Sometimes it seems there is no advantage without evil to someone somewhere. To quote the poet: "This is the time of day which is worse than night."

Oh fuck it; here it is in its entirety.

Five O'Clock Shadow.

This is the time of day when we in the Men's ward
Think "one more surge of the pain and I give up the fight."
When he who struggles for breath can struggle less strongly:
This is the time of day which is worse than night.

A haze of thunder hangs on the hospital rose-beds,
A doctors' foursome out of the links is played,
Safe in her sitting-room Sister is putting her feet up:
This is the time of day when we feel betrayed.

Below the windows, loads of loving relations
Rev in the car park, changing gear at the bend,
Making for home and a nice big tea and the telly:
"Well, we've done what we can.
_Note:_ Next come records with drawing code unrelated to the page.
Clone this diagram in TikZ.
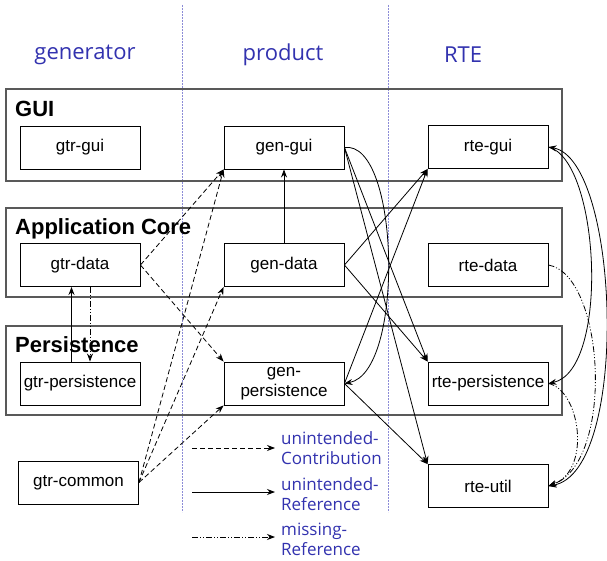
\documentclass[tikz,border=0pt]{standalone}
\usepackage{fontspec}
\setmainfont{Liberation Sans}
\newfontfamily\hdfont{Open Sans}
\usetikzlibrary{arrows.meta}
\definecolor{hdblue}{RGB}{50,50,175}
\definecolor{sepblue}{RGB}{140,140,215}
\begin{document}
\begin{tikzpicture}[x=1pt,y=-1pt,
  comp/.style={draw=black,line width=0.9pt,minimum width=120pt,minimum height=43pt,inner sep=0pt,fill=white,font=\fontsize{17}{20}\selectfont,align=center},
  layerbox/.style={draw=black!65,line width=1.2pt},
  layerlbl/.style={anchor=base west,inner sep=0pt,font=\fontsize{22}{24}\selectfont\bfseries},
  hdr/.style={text=hdblue,font=\hdfont\fontsize{22}{24}\selectfont},
  lgd/.style={text=hdblue,font=\hdfont\fontsize{17}{20}\selectfont,align=left,anchor=west,inner sep=0pt},
  sep/.style={draw=sepblue,line width=0.8pt,dash pattern=on 2pt off 1pt},
  arr/.style={-{Stealth[length=8pt,width=6pt]},line width=0.8pt},
  contrib/.style={arr,dash pattern=on 5pt off 3pt},
  uref/.style={arr},
  mref/.style={arr,dash pattern=on 6pt off 2pt on 1pt off 2pt on 1pt off 2pt}
]
\useasboundingbox (0,0) rectangle (607,561);
\fill[white] (0,0) rectangle (607,561);
% separators
\draw[sep] (182,5) -- (182,512);
\draw[sep] (388,5) -- (388,512);
% headers
\node[hdr] (hgen) at (85,55) {generator};
\node[hdr] (hprod) at (283,55) {product};
\node[hdr] (hrte) at (463,55) {RTE};
% layers
\draw[layerbox] (6,89) rectangle (562,181);
\draw[layerbox] (6,208) rectangle (562,297);
\draw[layerbox] (6,326) rectangle (562,415);
\node[layerlbl] (lgui) at (15,117) {GUI};
\node[layerlbl] (lapp) at (15,234) {Application Core};
\node[layerlbl] (lper) at (15,352) {Persistence};
% components
\node[comp] (gtrgui) at (80,147.5) {gtr-gui};
\node[comp] (gengui) at (284,147.5) {gen-gui};
\node[comp] (rtegui) at (488,147) {rte-gui};
\node[comp] (gtrdata) at (80,265) {gtr-data};
\node[comp] (gendata) at (284,265) {gen-data};
\node[comp] (rtedata) at (488,265) {rte-data};
\node[comp] (gtrpers) at (80,383.5) {gtr-persistence};
\node[comp] (genpers) at (284,383.5) {gen-\\persistence};
\node[comp] (rtepers) at (488,383.5) {rte-persistence};
\node[comp] (gtrcommon) at (78.5,482.5) {gtr-common};
\node[comp] (rteutil) at (488,486) {rte-util};
% unintended contributions (dashed)
\draw[contrib] (gtrdata.east) -- (gengui.south west);
\draw[contrib] (gtrdata.east) -- (genpers.north west);
\draw[contrib] (gtrcommon.east) -- (gengui.south west);
\draw[contrib] (gtrcommon.east) -- (gendata.south west);
\draw[contrib] (gtrcommon.east) -- (genpers.south west);
% unintended references (solid)
\draw[uref] (gtrpers.north -| 71.5,0) -- (gtrdata.south -| 71.5,0);
\draw[uref] (gendata.north) -- (gengui.south);
\draw[uref] (gengui.east) .. controls (400,140) and (405,372) .. (genpers.east);
\draw[uref] (gengui.east) -- (rtepers.north west);
\draw[uref] (gengui.east) -- (rteutil.north west);
\draw[uref] (gendata.east) -- (rtegui.south west);
\draw[uref] (gendata.east) -- (rtepers.north west);
\draw[uref] (genpers.east) -- (rtegui.south west);
\draw[uref] (genpers.east) -- (rteutil.north west);
\draw[uref] (rtegui.east) .. controls (600,160) and (610,370) .. (rtepers.east);
\draw[uref,{Stealth[length=8pt,width=6pt]}-{Stealth[length=8pt,width=6pt]}] (rtegui.east) .. controls (620,160) and (630,472) .. (rteutil.east);
% missing references (dash-dot-dot)
\draw[mref] (gtrdata.south -| 90,0) -- (gtrpers.north -| 90,0);
\draw[mref] (rtedata.east) .. controls (605,275) and (615,462) .. (rteutil.east);
\draw[mref] (rtepers.east) .. controls (580,390) and (592,470) .. (rteutil.east);
% legend
\coordinate (la1) at (192,448); \coordinate (lb1) at (275,448);
\coordinate (la2) at (192,492); \coordinate (lb2) at (275,492);
\coordinate (la3) at (192,537); \coordinate (lb3) at (275,537);
\draw[contrib] (la1) -- (lb1);
\draw[uref] (la2) -- (lb2);
\draw[mref] (la3) -- (lb3);
\node[lgd] (t1) at (281,448) {unintended-\\Contribution};
\node[lgd] (t2) at (281,494) {unintended-\\Reference};
\node[lgd] (t3) at (281,539) {missing-\\Reference};
\end{tikzpicture}
\end{document}
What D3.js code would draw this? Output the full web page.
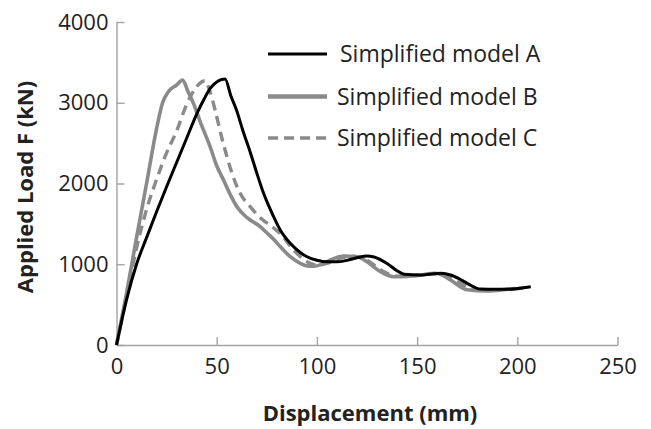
<!DOCTYPE html>
<html>
<head>
<meta charset="utf-8">
<script src="https://cdn.jsdelivr.net/npm/d3@7"></script>
<style>
  html, body { margin: 0; padding: 0; background: #fff; }
  svg { display: block; }
  text { font-family: "Open Sans", "Noto Sans", sans-serif; fill: #222; }
</style>
</head>
<body>
<script>
// Load–displacement response of three simplified models
const xTicks = [0, 50, 100, 150, 200, 250];
const yTicks = [0, 1000, 2000, 3000, 4000];

const seriesNames = ["Simplified model A", "Simplified model B", "Simplified model C"];

// [displacement (mm), load (kN)]
const modelA = [
  [0, 0], [5, 560], [10, 1000], [15, 1330], [20, 1650], [25, 1960], [30, 2260],
  [35, 2560], [40, 2860], [44, 3060], [47, 3185], [54.2, 3294], [57, 3090],
  [60, 2900], [63, 2660], [66.7, 2390], [70, 2130], [73.4, 1878], [78.4, 1589],
  [81.7, 1424], [86.7, 1259], [92, 1140], [95.1, 1093], [100, 1050], [105, 1030],
  [110, 1030], [115, 1048], [120, 1080], [125, 1102], [128.5, 1090], [135, 1010],
  [140, 920], [143.5, 875], [151.7, 867], [157, 880], [162, 888], [166.7, 867],
  [171, 820], [175, 764], [181.7, 692], [195, 690], [206.7, 722]
];

const modelB = [
  [0, 0], [5, 640], [10, 1330], [15, 2000], [20, 2680], [23, 3000], [26, 3140],
  [30, 3220], [33, 3282], [35.5, 3150], [38.4, 2993], [42, 2750], [46.8, 2450],
  [50, 2220], [53.4, 2043], [57, 1850], [60.1, 1713], [65, 1580], [71.75, 1465],
  [75, 1390], [78.4, 1310], [82, 1210], [86.7, 1093], [91.7, 1012], [95.1, 980],
  [98.4, 975], [102, 995], [106.7, 1053], [113.4, 1102], [120, 1093], [125, 1032],
  [131.7, 908], [138.4, 846], [145, 850], [151.7, 867], [159, 888], [163, 860],
  [166.7, 805], [175, 685], [185, 669], [195, 690], [199, 700]
];

const modelC = [
  [0, 0], [5, 600], [10, 1200], [15, 1680], [20, 2050], [25, 2380], [30, 2650],
  [35, 2980], [40, 3200], [44.2, 3273], [46.5, 3150], [49.2, 2910], [52, 2620],
  [55.1, 2332], [58, 2100], [61.7, 1878], [66.7, 1713], [72, 1570], [77.6, 1465],
  [82, 1370], [88.4, 1176], [95.1, 1032], [100, 990], [105, 1010], [110, 1060],
  [117, 1100], [122, 1090], [128, 1000], [134, 900], [140, 852], [150, 860],
  [158, 880], [164, 860], [170, 790], [177, 700], [185, 675], [195, 690], [203, 708]
];

const W = 651, H = 429;
const svg = d3.select("body").append("svg").attr("width", W).attr("height", H);

const x = d3.scaleLinear().domain([0, 250]).range([116.5, 617.5]);
const y = d3.scaleLinear().domain([0, 4000]).range([345, 22]);

const axisColor = "#a3a3a3";
const fmt = d3.format("d");

// x axis with inward ticks
const gx = svg.append("g").attr("transform", `translate(0,${y(0)})`)
  .call(d3.axisBottom(x).tickValues(xTicks).tickFormat(fmt)
    .tickSizeInner(-8).tickSizeOuter(0).tickPadding(13));
// y axis with inward ticks
const gy = svg.append("g").attr("transform", `translate(${x(0)},0)`)
  .call(d3.axisLeft(y).tickValues(yTicks).tickFormat(fmt)
    .tickSizeInner(-8).tickSizeOuter(0).tickPadding(8));

[gx, gy].forEach(g => {
  g.select(".domain").attr("stroke", axisColor).attr("stroke-width", 1.4);
  g.selectAll(".tick line").attr("stroke", axisColor).attr("stroke-width", 1.4);
  g.selectAll(".tick text").attr("font-size", 22).attr("fill", "#222")
    .attr("font-family", "'Open Sans', sans-serif");
});
gx.selectAll(".tick text").attr("dy", "0.71em");

// axis titles
svg.append("text")
  .attr("x", 370).attr("y", 421)
  .attr("text-anchor", "middle")
  .attr("font-size", 22).attr("font-weight", "bold")
  .text("Displacement (mm)");

svg.append("text")
  .attr("transform", "translate(33,187) rotate(-90)")
  .attr("text-anchor", "middle")
  .attr("font-size", 22).attr("font-weight", "bold")
  .text("Applied Load F (kN)");

const styles = [
  { data: modelA, color: "#000", width: 3, dash: null },
  { data: modelB, color: "#8a8a8a", width: 3.6, dash: null },
  { data: modelC, color: "#8a8a8a", width: 3.4, dash: "10,6" }
];

const line = d3.line()
  .x(d => x(d[0]))
  .y(d => y(d[1]))
  .curve(d3.curveMonotoneX);

// draw B, C, then A on top
[1, 2, 0].forEach(i => {
  const s = styles[i];
  svg.append("path")
    .attr("d", line(s.data))
    .attr("fill", "none")
    .attr("stroke", s.color)
    .attr("stroke-width", s.width)
    .attr("stroke-dasharray", s.dash)
    .attr("stroke-linejoin", "round");
});

// legend
const legendY = [54, 96.5, 138];
const legendTextX = [340, 337, 337];
seriesNames.forEach((name, i) => {
  const s = styles[i];
  svg.append("line")
    .attr("x1", 268).attr("x2", 327)
    .attr("y1", legendY[i]).attr("y2", legendY[i])
    .attr("stroke", s.color)
    .attr("stroke-width", i === 1 ? 4.5 : s.width)
    .attr("stroke-dasharray", s.dash);
  svg.append("text")
    .attr("x", legendTextX[i]).attr("y", legendY[i])
    .attr("dy", "0.36em")
    .attr("font-size", 23)
    .text(name);
});
</script>
</body>
</html>
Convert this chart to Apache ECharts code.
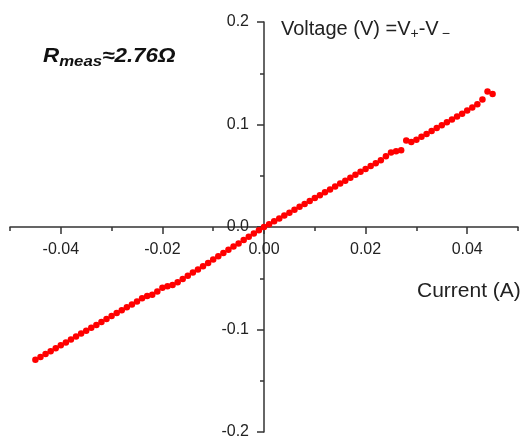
<!DOCTYPE html>
<html>
<head>
<meta charset="utf-8">
<script src="https://cdn.jsdelivr.net/npm/echarts@6/dist/echarts.min.js"></script>
<style>
  html, body { margin: 0; padding: 0; background: #fff; }
  #chart { width: 522px; height: 442px; }
</style>
</head>
<body>
<div id="chart"></div>
<script>
// Measured I-V sweep: current (A) and voltage V+ - V- (V)
const current = [
  -0.045, -0.044, -0.043, -0.042, -0.041, -0.040, -0.039, -0.038, -0.037, -0.036,
  -0.035, -0.034, -0.033, -0.032, -0.031, -0.030, -0.029, -0.028, -0.027, -0.026,
  -0.025, -0.024, -0.023, -0.022, -0.021, -0.020, -0.019, -0.018, -0.017, -0.016,
  -0.015, -0.014, -0.013, -0.012, -0.011, -0.010, -0.009, -0.008, -0.007, -0.006,
  -0.005, -0.004, -0.003, -0.002, -0.001, 0.000, 0.001, 0.002, 0.003, 0.004,
  0.005, 0.006, 0.007, 0.008, 0.009, 0.010, 0.011, 0.012, 0.013, 0.014,
  0.015, 0.016, 0.017, 0.018, 0.019, 0.020, 0.021, 0.022, 0.023, 0.024,
  0.025, 0.026, 0.027, 0.028, 0.029, 0.030, 0.031, 0.032, 0.033, 0.034,
  0.035, 0.036, 0.037, 0.038, 0.039, 0.040, 0.041, 0.042, 0.043, 0.044,
  0.045
];
const voltage = [
  -0.1295, -0.1268, -0.1240, -0.1212, -0.1183, -0.1154, -0.1126, -0.1097, -0.1068, -0.1040,
  -0.1011, -0.0983, -0.0955, -0.0926, -0.0897, -0.0869, -0.0840, -0.0812, -0.0783, -0.0755,
  -0.0727, -0.0695, -0.0672, -0.0662, -0.0630, -0.0592, -0.0578, -0.0566, -0.0540, -0.0508,
  -0.0476, -0.0445, -0.0414, -0.0382, -0.0350, -0.0318, -0.0286, -0.0254, -0.0222, -0.0191,
  -0.0160, -0.0128, -0.0096, -0.0064, -0.0032, 0.0000, 0.0026, 0.0055, 0.0083, 0.0112,
  0.0140, 0.0168, 0.0197, 0.0225, 0.0254, 0.0282, 0.0310, 0.0339, 0.0367, 0.0396,
  0.0424, 0.0452, 0.0481, 0.0509, 0.0538, 0.0566, 0.0594, 0.0623, 0.0651, 0.0690,
  0.0728, 0.0738, 0.0750, 0.0845, 0.0830, 0.0852, 0.0880, 0.0908, 0.0936, 0.0965,
  0.0993, 0.1021, 0.1050, 0.1078, 0.1106, 0.1136, 0.1166, 0.1198, 0.1245, 0.1322,
  0.1297
];

// Axis ticks
const xMajorTicks = [-0.04, -0.02, 0.00, 0.02, 0.04];
const xMinorTicks = [-0.05, -0.03, -0.01, 0.01, 0.03, 0.05];
const yTicks = [-0.2, -0.1, 0.0, 0.1, 0.2];

const points = current.map((c, i) => [c, voltage[i]]);

const axisColor = '#333';
const textColor = '#222';
const font = 'Liberation Sans, Arial, sans-serif';

// Plot area; the axes cross at the centre of it
const grid = { left: 10, right: 4, top: 22, bottom: 10 };
const plotW = 522 - grid.left - grid.right;
const plotH = 442 - grid.top - grid.bottom;
const xAxisShift = -plotH / 2;   // bottom axis moved up to V = 0
const yAxisShift = -plotW / 2;   // left axis moved right to I = 0

const chart = echarts.init(document.getElementById('chart'), null, { renderer: 'canvas' });

chart.setOption({
  animation: false,
  backgroundColor: '#fff',
  grid: Object.assign({ containLabel: false, outerBoundsMode: 'none' }, grid),
  xAxis: [
    {
      type: 'value',
      position: 'bottom',
      offset: xAxisShift,
      min: -0.05, max: 0.05,
      axisLine: { onZero: false, lineStyle: { color: axisColor, width: 1.5 } },
      axisTick: { show: true, inside: false, length: 4, customValues: xMinorTicks, lineStyle: { color: axisColor, width: 1.5 } },
      axisLabel: { show: false },
      splitLine: { show: false }
    },
    {
      type: 'value',
      position: 'bottom',
      offset: xAxisShift,
      min: -0.05, max: 0.05,
      axisLine: { show: false, onZero: false },
      axisTick: { show: true, inside: false, length: 7, customValues: xMajorTicks, lineStyle: { color: axisColor, width: 1.5 } },
      axisLabel: {
        show: true, customValues: xMajorTicks, margin: 15,
        color: textColor, fontFamily: font, fontSize: 16,
        formatter: v => v.toFixed(2)
      },
      splitLine: { show: false }
    }
  ],
  yAxis: {
    type: 'value',
    position: 'left',
    offset: yAxisShift,
    min: yTicks[0], max: yTicks[yTicks.length - 1], interval: 0.1,
    axisLine: { onZero: false, lineStyle: { color: axisColor, width: 1.5 } },
    axisTick: { show: true, inside: false, length: 7, lineStyle: { color: axisColor, width: 1.5 } },
    minorTick: { show: true, splitNumber: 2, length: 4, lineStyle: { color: axisColor, width: 1.5 } },
    axisLabel: {
      margin: 15, color: textColor, fontFamily: font, fontSize: 16,
      formatter: v => v.toFixed(1)
    },
    splitLine: { show: false },
    minorSplitLine: { show: false }
  },
  series: [
    {
      type: 'scatter',
      xAxisIndex: 0,
      data: points,
      symbol: 'circle',
      symbolSize: 6.5,
      itemStyle: { color: '#f00', opacity: 1 }
    }
  ],
  graphic: [
    {
      type: 'text', x: 281, y: 17,
      style: {
        x: 0, y: 0, verticalAlign: 'top',
        text: '{m|Voltage (V) =V}{s|+}{m|-V}{t|−}',
        rich: {
          m: { fontFamily: font, fontSize: 20, fill: textColor, lineHeight: 24 },
          s: { fontFamily: font, fontSize: 14, fill: textColor, verticalAlign: 'bottom', lineHeight: 17 },
          t: { fontFamily: font, fontSize: 14, fill: textColor, verticalAlign: 'bottom', lineHeight: 17, padding: [0, 0, 0, 3] }
        }
      }
    },
    {
      type: 'text', x: 417, y: 281,
      style: { x: 0, y: 0, verticalAlign: 'top', text: 'Current (A)', fontFamily: font, fontSize: 21, fill: textColor }
    },
    {
      type: 'text', x: 43, y: 43, scaleX: 1.12,
      style: {
        x: 0, y: 0, verticalAlign: 'top',
        text: '{r|R}{s|meas}{r|≈2.76Ω}',
        rich: {
          r: { fontFamily: font, fontSize: 20, fontWeight: 'bold', fontStyle: 'italic', fill: '#111', lineHeight: 26 },
          s: { fontFamily: font, fontSize: 15, fontWeight: 'bold', fontStyle: 'italic', fill: '#111', verticalAlign: 'bottom', lineHeight: 19 }
        }
      }
    }
  ]
});
</script>
</body>
</html>
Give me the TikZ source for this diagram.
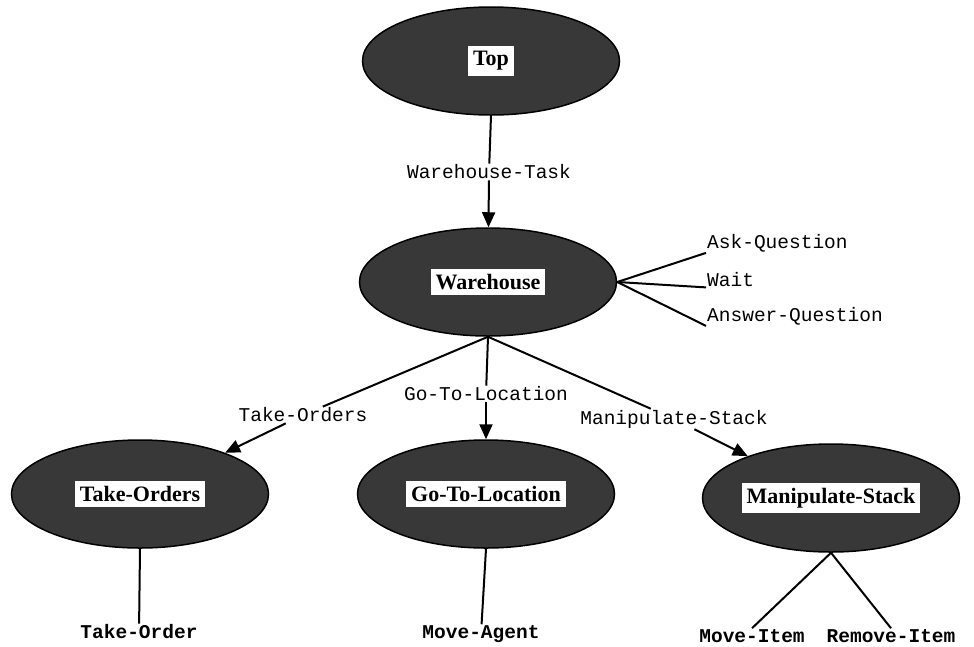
\documentclass[tikz,border=0pt]{standalone}
\usepackage{fontspec}
\setmainfont{Liberation Serif}
\setmonofont{Liberation Mono}
\usetikzlibrary{shapes.geometric,arrows.meta}

\newcommand\goalbox[1]{{\setlength{\fboxsep}{5pt}\colorbox{white}{\fontsize{22}{26}\selectfont\bfseries #1}}}

\begin{document}
\begin{tikzpicture}[x=1pt,y=-1pt]
    \tikzstyle{every node}+=[inner sep=1pt]
    \tikzstyle{goal}=[ellipse, draw=black, line width=1.5pt, fill=black!78, minimum width=257pt, minimum height=108pt, inner sep=0pt]
    \tikzstyle{arc}=[font=\ttfamily\fontsize{19.5}{24}\selectfont]
    \tikzstyle{leaf}=[font=\ttfamily\bfseries\fontsize{19.5}{24}\selectfont]
    \tikzstyle{link}=[line width=2pt]
    \tikzstyle{arr}=[line width=2pt, -{Triangle[length=15pt,width=13pt]}]
    \useasboundingbox (0,0) rectangle (974,646);
    \node [goal] (top) at (491,61) {\goalbox{Top}};
    \node [arc] (whtask) at (489,172) {Warehouse-Task};
    \node [goal] (wh) at (488,282) {\goalbox{Warehouse}};
    \node [arc, anchor=base west] (ask) at (706,248) {Ask-Question};
    \node [arc, anchor=base west] (wait) at (706,286) {Wait};
    \node [arc, anchor=base west] (answer) at (706,321) {Answer-Question};
    \node [arc] (lto) at (303,415) {Take-Orders};
    \node [arc] (lgo) at (486,394) {Go-To-Location};
    \node [arc] (lms) at (674,419) {Manipulate-Stack};
    \node [goal] (to) at (140,494) {\goalbox{Take-Orders}};
    \node [goal] (go) at (486,494) {\goalbox{Go-To-Location}};
    \node [goal] (ms) at (831,498) {\goalbox{Manipulate-Stack}};
    \node [leaf] (takeorder) at (139,632) {Take-Order};
    \node [leaf] (moveagent) at (481,634) {Move-Agent};
    \node [leaf] (moveitem) at (752,636) {Move-Item};
    \node [leaf] (removeitem) at (891,636) {Remove-Item};
    % top level
    \draw [link] (top.south) -- (whtask);
    \draw [arr] (whtask) -- (wh);
    % communication actions
    \draw [link] (wh.east) -- (ask.south west);
    \draw [link] (wh.east) -- (wait.south west);
    \draw [link] (wh.east) -- (answer.south west);
    % subtasks
    \draw [link] (wh.south) -- (lto);
    \draw [arr] (lto) -- (to);
    \draw [link] (wh.south) -- (lgo);
    \draw [arr] (lgo) -- (go);
    \draw [link] (wh.south) -- (lms);
    \draw [arr] (lms) -- (ms);
    % primitive actions
    \draw [link] (to.south) -- (takeorder);
    \draw [link] (go.south) -- (moveagent);
    \draw [link] (ms.south) -- (moveitem.north);
    \draw [link] (ms.south) -- (removeitem.north);
\end{tikzpicture}
\end{document}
It can't be long till the end."

This is the time of day when the weight of bedclothes
Is harder to bear than a sharp incision of steel.
The endless anonymous croak of a cheap transistor
Intensifies the lonely terror I feel.


Given the poem's, um, bleakness, one might be surprised that it's by John Betjeman....but the 'Rev in the car park' really gives the game away when you think about it. Tumpity tumpity tumpity tah, or duh DAH duh DAH duh DADA duh DAH, were never really the rhythms of despair: but they seem somehow less comforting after reading this.